The Kabbalah, which literally means "to receive," teaches that the body and mind can become a vessel for messages and energy that can be healing for the recipient and others, Roth explained. She was introduced to the Kabbalah years ago and has studied it informally on her own for about a decade.

"To still your mind so that you can receive the message, that's what the Kabbalah is, though not a lot of us know how to do that," she said. "I don't know what real work I'm going to do, but, you know, I'm pulled here. I haven't figured out what I'm going to do with it, but I'm staying."
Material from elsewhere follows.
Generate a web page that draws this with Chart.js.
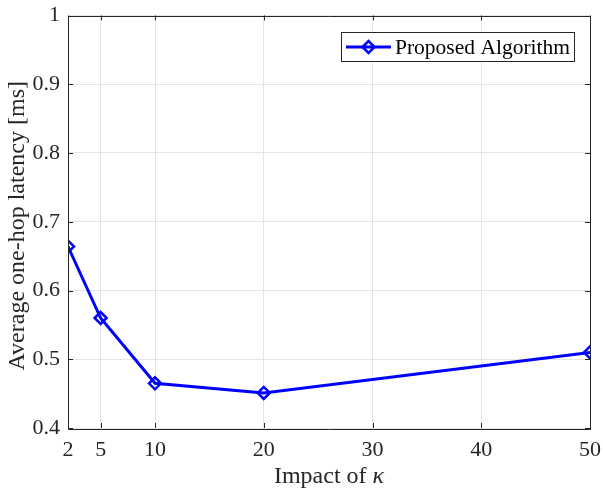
<!DOCTYPE html>
<html>
<head>
<meta charset="utf-8">
<script src="https://cdn.jsdelivr.net/npm/chart.js@4.4.1/dist/chart.umd.min.js"></script>
<style>
    html, body { margin: 0; padding: 0; background: #fff; }
    #wrap { width: 603px; height: 491px; }
</style>
</head>
<body>
<div id="wrap"><canvas id="latencyChart" width="603" height="491"></canvas></div>
<script>
// data
var kappaValues = [2, 5, 10, 20, 50];
var latencyValues = [0.664, 0.560, 0.465, 0.451, 0.510];
var xTickValues = [2, 5, 10, 20, 30, 40, 50];
var yTickValues = [0.4, 0.5, 0.6, 0.7, 0.8, 0.9, 1];
var seriesLabel = "Proposed Algorithm";
var xTitleText = "Impact of ";
var xTitleSymbol = "\u03ba";
var yTitleText = "Average one-hop latency [ms]";

var serif = "'Liberation Serif', 'DejaVu Serif', serif";
var axisColor = "#262626";
var blue = "#0000ff";

function drawDiamond(ctx, x, y, r) {
    ctx.beginPath();
    ctx.moveTo(x, y - r);
    ctx.lineTo(x + r, y);
    ctx.lineTo(x, y + r);
    ctx.lineTo(x - r, y);
    ctx.closePath();
    ctx.stroke();
}

// box, inward ticks, titles and legend in MATLAB style
var matlabLook = {
    id: 'matlabLook',
    afterDraw: function(chart) {
        var ctx = chart.ctx;
        var area = chart.chartArea;
        var xs = chart.scales.x;
        var ys = chart.scales.y;
        var tl = 5;

        ctx.save();
        ctx.strokeStyle = axisColor;
        ctx.lineWidth = 1;

        // box
        ctx.beginPath();
        ctx.rect(Math.round(area.left) + 0.5, Math.round(area.top) + 0.5,
            Math.round(area.right - area.left), Math.round(area.bottom - area.top));
        ctx.stroke();

        // ticks on all four sides
        ctx.beginPath();
        xTickValues.forEach(function(v) {
            var px = Math.round(xs.getPixelForValue(v)) + 0.5;
            ctx.moveTo(px, area.bottom);
            ctx.lineTo(px, area.bottom - tl);
            ctx.moveTo(px, area.top);
            ctx.lineTo(px, area.top + tl);
        });
        yTickValues.forEach(function(v) {
            var py = Math.round(ys.getPixelForValue(v)) + 0.5;
            ctx.moveTo(area.left, py);
            ctx.lineTo(area.left + tl, py);
            ctx.moveTo(area.right, py);
            ctx.lineTo(area.right - tl, py);
        });
        ctx.stroke();

        // x title with italic kappa
        ctx.fillStyle = axisColor;
        ctx.textBaseline = 'alphabetic';
        ctx.font = "24px " + serif;
        var w1 = ctx.measureText(xTitleText).width;
        ctx.font = "italic 24px " + serif;
        var w2 = ctx.measureText(xTitleSymbol).width;
        var cx = (area.left + area.right) / 2;
        var startX = cx - (w1 + w2) / 2;
        ctx.font = "24px " + serif;
        ctx.textAlign = 'left';
        ctx.fillText(xTitleText, startX, 483);
        ctx.font = "italic 24px " + serif;
        ctx.fillText(xTitleSymbol, startX + w1, 483);

        // y title
        ctx.save();
        ctx.translate(24, (area.top + area.bottom) / 2 + 4);
        ctx.rotate(-Math.PI / 2);
        ctx.font = "24px " + serif;
        ctx.textAlign = 'center';
        ctx.fillText(yTitleText, 0, 0);
        ctx.restore();

        // legend
        var lx = 341.5, ly = 32.5, lw = 233, lh = 29;
        ctx.fillStyle = '#fff';
        ctx.fillRect(lx, ly, lw, lh);
        ctx.strokeStyle = axisColor;
        ctx.lineWidth = 1;
        ctx.strokeRect(lx, ly, lw, lh);
        var my = ly + lh / 2;
        ctx.strokeStyle = blue;
        ctx.lineWidth = 3;
        ctx.beginPath();
        ctx.moveTo(346, my);
        ctx.lineTo(391, my);
        ctx.stroke();
        ctx.lineWidth = 2.5;
        drawDiamond(ctx, 368.5, my, 6);
        ctx.fillStyle = '#000';
        ctx.font = "21.5px " + serif;
        ctx.textAlign = 'left';
        ctx.textBaseline = 'middle';
        ctx.fillText(seriesLabel, 395, my + 1);
        ctx.restore();
    }
};

var ctx = document.querySelector("#latencyChart").getContext("2d");

var latencyChart = new Chart(ctx, {
    type: 'scatter',
    data: {
        datasets: [
            {
                label: seriesLabel,
                data: kappaValues.map(function(k, i) { return { x: k, y: latencyValues[i] }; }),
                showLine: true,
                borderColor: blue,
                borderWidth: 3,
                pointStyle: 'rectRot',
                pointRadius: 6,
                pointBorderWidth: 2.5,
                pointBorderColor: blue,
                pointBackgroundColor: 'rgba(0,0,0,0)',
                tension: 0
            }
        ]
    },
    plugins: [matlabLook],
    options: {
        responsive: false,
        animation: false,
        layout: { padding: { left: 0, top: 15.5, right: 13, bottom: 0 } },
        plugins: {
            legend: { display: false },
            tooltip: { enabled: false }
        },
        scales: {
            x: {
                type: 'linear',
                min: 2,
                max: 50,
                afterBuildTicks: function(scale) {
                    scale.ticks = xTickValues.map(function(v) { return { value: v }; });
                },
                afterFit: function(scale) {
                    scale.height = 63;
                    scale.paddingLeft = 0;
                    scale.paddingRight = 0;
                },
                grid: { color: '#e5e5e5', drawTicks: false },
                border: { display: false },
                ticks: {
                    padding: 9,
                    color: axisColor,
                    maxRotation: 0,
                    font: { family: serif, size: 22 }
                }
            },
            y: {
                min: 0.4,
                max: 1,
                afterBuildTicks: function(scale) {
                    scale.ticks = yTickValues.map(function(v) { return { value: v }; });
                },
                afterFit: function(scale) {
                    scale.width = 68;
                    scale.paddingTop = 0;
                    scale.paddingBottom = 0;
                },
                grid: { color: '#e5e5e5', drawTicks: false },
                border: { display: false },
                ticks: {
                    padding: 8,
                    color: axisColor,
                    font: { family: serif, size: 22 },
                    callback: function(v) { return String(Math.round(v * 10) / 10); }
                }
            }
        }
    }
});
</script>
</body>
</html>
Only about 5 percent of all Kabbalistic literature has been translated into English, hence Roth's Hebrew lessons. And fewer than 1 percent of all rabbinical students study the Kabbalah classically, according to Goldhamer.

If she completes her studies, Roth will be the only deaf woman Kabbalist in the world. Traditionally, the Kabbalah has been shrouded in secrecy, studied almost exclusively by an elite cadre of male rabbis.

"The contribution she'll be making to Judaism is enormous," said Goldhamer, who established the seminary for the deaf in 1992. There are about 50,000 deaf Jews in the United States. "The deaf are thirsty for knowledge of Judaism and spirituality. . . . The deaf are thirsty because there are no deaf educators in [Jewish] religious fields. They just don't exist."

Roth's life is dramatically different today than it was on that street corner in lower Manhattan two years ago. Even taking Hurray for his daily walk is a portal to a new world.

"I would walk the dog, and I'd see people who could hear, and they'd walk past. Their faces always looked odd to me; people didn't look friendly. Then I got my cochlear implant and moved to Lake View, and I'd walk my dog in the morning, and I'd hear people talking. And people would say, 'Good morning,'" she said.

"I didn't realize that in the past, people might have been trying to talk to me, too, but I just ignored them because I couldn't hear them. And then they decided I wasn't friendly. So we had negative perceptions of each other for no reason. Now that's solved. That's gone. And that blows my mind."